With all these ideas floating around in the ether — and your friends’ weird little jokes that are merely showing their own issues — I understand why you would have some insecurities around your height. But it’s important to remember that you have given no indication that your girlfriend cares about this at all. You have internalised the idea that height, body shape and looks are the most important things in a relationship, and are projecting these insecurities on to your girlfriend, assuming that she buys into this, too. And by focusing so much on this, you are not only doing yourself a disservice by assuming that you don’t have endless wonderful qualities that make you attractive, but you are also doing your girlfriend a disservice by both assuming that after a year of dating, your girlfriend’s affection for you is still so shallow and superficial that this will be a defining issue. Also, be careful of investing so much in the idea that your girlfriend’s looks are her greatest asset instead of focusing on her personal qualities. By reducing your relationship down to a competition of superficial characteristics, you diminish your girlfriend’s personal qualities, too.
It’s important to remember that while there are general ideas for physical attractiveness, we tend to underestimate how subjective attraction can be, and the huge role that personality plays in how attractive we find someone. In a Match.com survey, 33 per cent of men and 43 per cent of women said they’ve fallen in love with someone they didn’t initially find attractive. Another study from University of Texas at Austin asked college students to rate the attractiveness of their classmates at the start of term, and there was usually a consensus. By the end of the semester however, their opinions of which classmates were the most attractive differed greatly because the students had got to know each other, and personality matters. Being kind, funny, intelligent, interesting, passionate, a supportive partner — these aren’t simply things people settle for as a consolation prize, they are qualities that literally make you more attractive to others.
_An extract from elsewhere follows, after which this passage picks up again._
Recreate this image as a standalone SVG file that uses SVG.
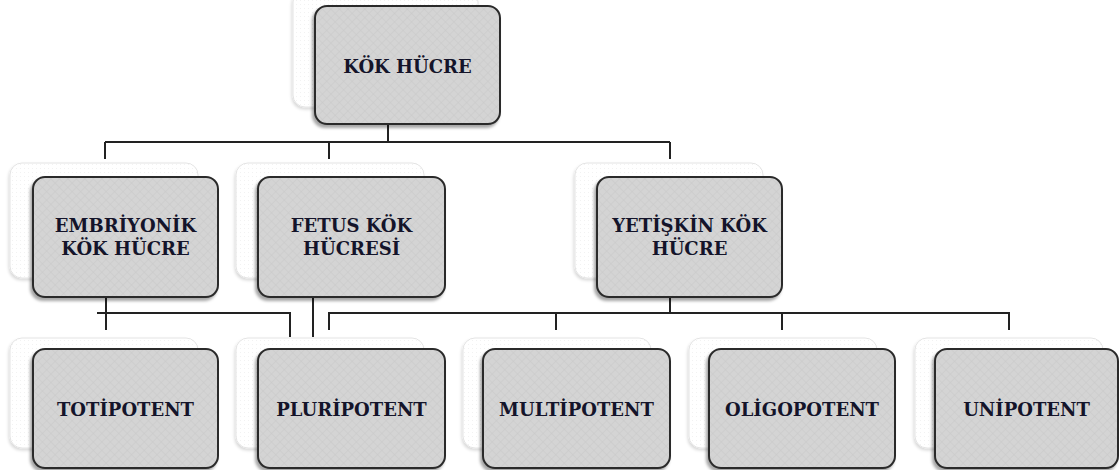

And remember that over time, physical attractiveness tends to fade for everyone so long term, it isn’t looks that keeps relationships going; it’s literally everything else.
Porn and most celebrity crushes are based solely on physical appearance, because we have nothing else to go on
You mention that your girlfriend “fixates” on men’s heights during porn (a claim I am immediately suspicious of, to be honest — either you are projecting again or your girlfriend is literally exclaiming “Look at how tall he is!” while watching porn, in what I can only imagine is a pitiful attempt to distract you from what she’s actually focusing on.)
But remember, porn and most celebrity crushes are based solely on physical appearance, because we have nothing else to go on. When physical attributes are the only marker, sure, she may like a slightly taller man. But in life, it isn’t only physical markers. In real life, we choose partners based on personality, compatibility, values, life goals, who makes us feel good and safe and who makes us laugh. And with everything on the table, your girlfriend chose you. She is still choosing you, every day. She’s apparently an attractive girl — if she wanted to go out with a man who was taller than you, she could have skipped dating you and have done that. But she’s with you because she likes you and finds you attractive, in the glorious blend of physical and personal traits that makes most people find each other attractive.
Pay less attention to height and looks — yours and your girlfriend’s. Think about all the qualities you love about your girlfriend, and remind yourself of all you have to offer her. Remind yourself that you are both choosing each other, every day, and feel lucky. And remember that life is short, no relationship is guaranteed to last forever, and your height isn’t going to change any time soon. How much of your time and this relationship do you want to spend worrying about something that you can’t change and that isn’t a problem — and how much better would that time be spent being the best partner and person you can be?